* start Given data *

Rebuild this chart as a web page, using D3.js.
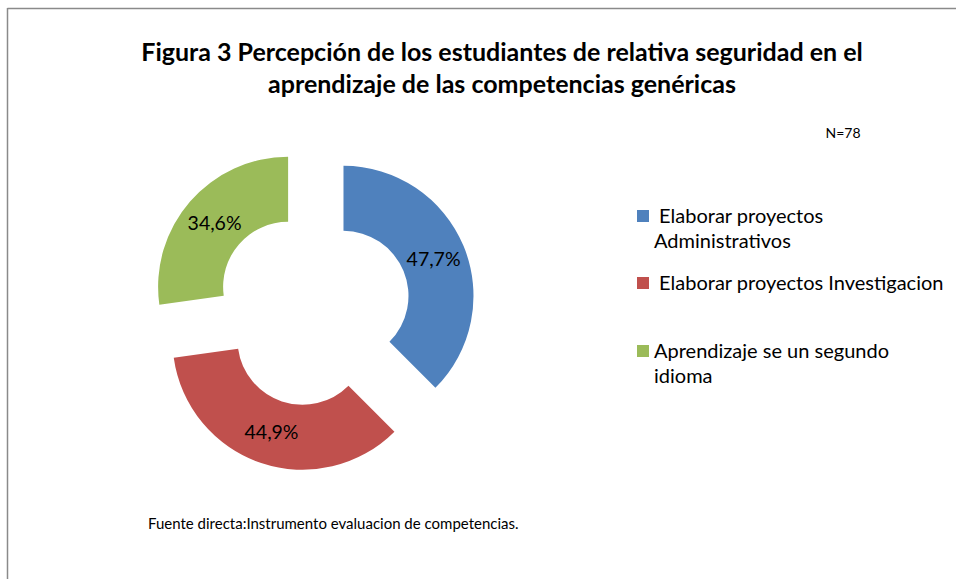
<!DOCTYPE html>
<html>
<head>
<meta charset="utf-8">
<script src="https://cdn.jsdelivr.net/npm/d3@7"></script>
<style>
  html, body { margin: 0; padding: 0; background: #fff; }
  svg { display: block; font-family: Lato, "Open Sans", sans-serif; }
</style>
</head>
<body>
<svg id="chart" width="956" height="579"></svg>
<script>
const W = 956;
const H = 579;

// data
const categories = [
  "Elaborar proyectos Administrativos",
  "Elaborar proyectos Investigacion",
  "Aprendizaje se un segundo idioma",
];
const values = [47.7, 44.9, 34.6];
const labels = ["47,7%", "44,9%", "34,6%"];
const colors = ["#4F81BD", "#C0504D", "#9BBB59"];
const legendLines = [
  [" Elaborar proyectos", "Administrativos"],
  [" Elaborar proyectos Investigacion"],
  ["Aprendizaje se un segundo", "idioma"],
];
const titleLines = [
  "Figura 3 Percepción de los estudiantes de relativa seguridad en el",
  "aprendizaje de las competencias genéricas",
];

const svg = d3.select("#chart");

// outer frame (only top and left edges show in the crop)
svg.append("line")
  .attr("x1", 7.5).attr("y1", 8.5).attr("x2", W).attr("y2", 8.5)
  .attr("stroke", "#8a8a8a").attr("stroke-width", 1.5);
svg.append("line")
  .attr("x1", 7.5).attr("y1", 8).attr("x2", 7.5).attr("y2", H)
  .attr("stroke", "#8a8a8a").attr("stroke-width", 1.5);

// title
svg.append("g")
  .selectAll("text")
  .data(titleLines)
  .join("text")
  .attr("x", 502)
  .attr("y", (d, i) => 61 + i * 32)
  .attr("text-anchor", "middle")
  .attr("font-weight", "bold")
  .attr("font-size", 25)
  .attr("fill", "#000")
  .text((d) => d);

svg.append("text")
  .attr("x", 843).attr("y", 138)
  .attr("text-anchor", "middle")
  .attr("font-size", 14)
  .text("N=78");

// exploded doughnut
const cx = 313, cy = 308.5;
const R = 130, r = 65, explode = 33;

const pie = d3.pie().sort(null).value((d) => d)(values);
const arc = d3.arc().innerRadius(r).outerRadius(R);
const labelArc = d3.arc().innerRadius((R + r) / 2).outerRadius((R + r) / 2);

const slices = svg.append("g")
  .attr("transform", `translate(${cx},${cy})`)
  .selectAll("g")
  .data(pie)
  .join("g")
  .attr("transform", (d) => {
    const a = (d.startAngle + d.endAngle) / 2;
    return `translate(${Math.sin(a) * explode},${-Math.cos(a) * explode})`;
  });

slices.append("path")
  .attr("d", arc)
  .attr("fill", (d, i) => colors[i]);

slices.append("text")
  .attr("transform", (d) => `translate(${labelArc.centroid(d)})`)
  .attr("text-anchor", "middle")
  .attr("dy", "0.36em")
  .attr("font-size", 19.5)
  .attr("fill", "#000")
  .text((d, i) => labels[i]);

// legend
const legendY = [216, 283, 351];
const legend = svg.append("g")
  .selectAll("g")
  .data(categories)
  .join("g")
  .attr("transform", (d, i) => `translate(637,${legendY[i]})`);

legend.append("rect")
  .attr("x", 0).attr("y", -6)
  .attr("width", 12).attr("height", 12)
  .attr("fill", (d, i) => colors[i]);

legend.each(function (d, i) {
  d3.select(this)
    .selectAll("text")
    .data(legendLines[i])
    .join("text")
    .attr("x", 17)
    .attr("y", (t, j) => j * 25)
    .attr("dy", "0.36em")
    .attr("font-size", 20)
    .attr("xml:space", "preserve")
    .style("white-space", "pre")
    .text((t) => t);
});

// source note
svg.append("text")
  .attr("x", 148).attr("y", 529)
  .attr("font-size", 15)
  .text("Fuente directa:Instrumento evaluacion de competencias.");
</script>
</body>
</html>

* end Given data *

Copy the listing exactly. Any image in it stays out of the copy.

* Exercise response
Rebuild this chart as a web page, using D3.js.
<!DOCTYPE html>
<html>
<head>
<meta charset="utf-8">
<script src="https://cdn.jsdelivr.net/npm/d3@7"></script>
<style>
  html, body { margin: 0; padding: 0; background: #fff; }
  svg { display: block; font-family: Lato, "Open Sans", sans-serif; }
</style>
</head>
<body>
<svg id="chart" width="956" height="579"></svg>
<script>
const W = 956;
const H = 579;

// data
const categories = [
  "Elaborar proyectos Administrativos",
  "Elaborar proyectos Investigacion",
  "Aprendizaje se un segundo idioma",
];
const values = [47.7, 44.9, 34.6];
const labels = ["47,7%", "44,9%", "34,6%"];
const colors = ["#4F81BD", "#C0504D", "#9BBB59"];
const legendLines = [
  [" Elaborar proyectos", "Administrativos"],
  [" Elaborar proyectos Investigacion"],
  ["Aprendizaje se un segundo", "idioma"],
];
const titleLines = [
  "Figura 3 Percepción de los estudiantes de relativa seguridad en el",
  "aprendizaje de las competencias genéricas",
];

const svg = d3.select("#chart");

// outer frame (only top and left edges show in the crop)
svg.append("line")
  .attr("x1", 7.5).attr("y1", 8.5).attr("x2", W).attr("y2", 8.5)
  .attr("stroke", "#8a8a8a").attr("stroke-width", 1.5);
svg.append("line")
  .attr("x1", 7.5).attr("y1", 8).attr("x2", 7.5).attr("y2", H)
  .attr("stroke", "#8a8a8a").attr("stroke-width", 1.5);

// title
svg.append("g")
  .selectAll("text")
  .data(titleLines)
  .join("text")
  .attr("x", 502)
  .attr("y", (d, i) => 61 + i * 32)
  .attr("text-anchor", "middle")
  .attr("font-weight", "bold")
  .attr("font-size", 25)
  .attr("fill", "#000")
  .text((d) => d);

svg.append("text")
  .attr("x", 843).attr("y", 138)
  .attr("text-anchor", "middle")
  .attr("font-size", 14)
  .text("N=78");

// exploded doughnut
const cx = 313, cy = 308.5;
const R = 130, r = 65, explode = 33;

const pie = d3.pie().sort(null).value((d) => d)(values);
const arc = d3.arc().innerRadius(r).outerRadius(R);
const labelArc = d3.arc().innerRadius((R + r) / 2).outerRadius((R + r) / 2);

const slices = svg.append("g")
  .attr("transform", `translate(${cx},${cy})`)
  .selectAll("g")
  .data(pie)
  .join("g")
  .attr("transform", (d) => {
    const a = (d.startAngle + d.endAngle) / 2;
    return `translate(${Math.sin(a) * explode},${-Math.cos(a) * explode})`;
  });

slices.append("path")
  .attr("d", arc)
  .attr("fill", (d, i) => colors[i]);

slices.append("text")
  .attr("transform", (d) => `translate(${labelArc.centroid(d)})`)
  .attr("text-anchor", "middle")
  .attr("dy", "0.36em")
  .attr("font-size", 19.5)
  .attr("fill", "#000")
  .text((d, i) => labels[i]);

// legend
const legendY = [216, 283, 351];
const legend = svg.append("g")
  .selectAll("g")
  .data(categories)
  .join("g")
  .attr("transform", (d, i) => `translate(637,${legendY[i]})`);

legend.append("rect")
  .attr("x", 0).attr("y", -6)
  .attr("width", 12).attr("height", 12)
  .attr("fill", (d, i) => colors[i]);

legend.each(function (d, i) {
  d3.select(this)
    .selectAll("text")
    .data(legendLines[i])
    .join("text")
    .attr("x", 17)
    .attr("y", (t, j) => j * 25)
    .attr("dy", "0.36em")
    .attr("font-size", 20)
    .attr("xml:space", "preserve")
    .style("white-space", "pre")
    .text((t) => t);
});

// source note
svg.append("text")
  .attr("x", 148).attr("y", 529)
  .attr("font-size", 15)
  .text("Fuente directa:Instrumento evaluacion de competencias.");
</script>
</body>
</html>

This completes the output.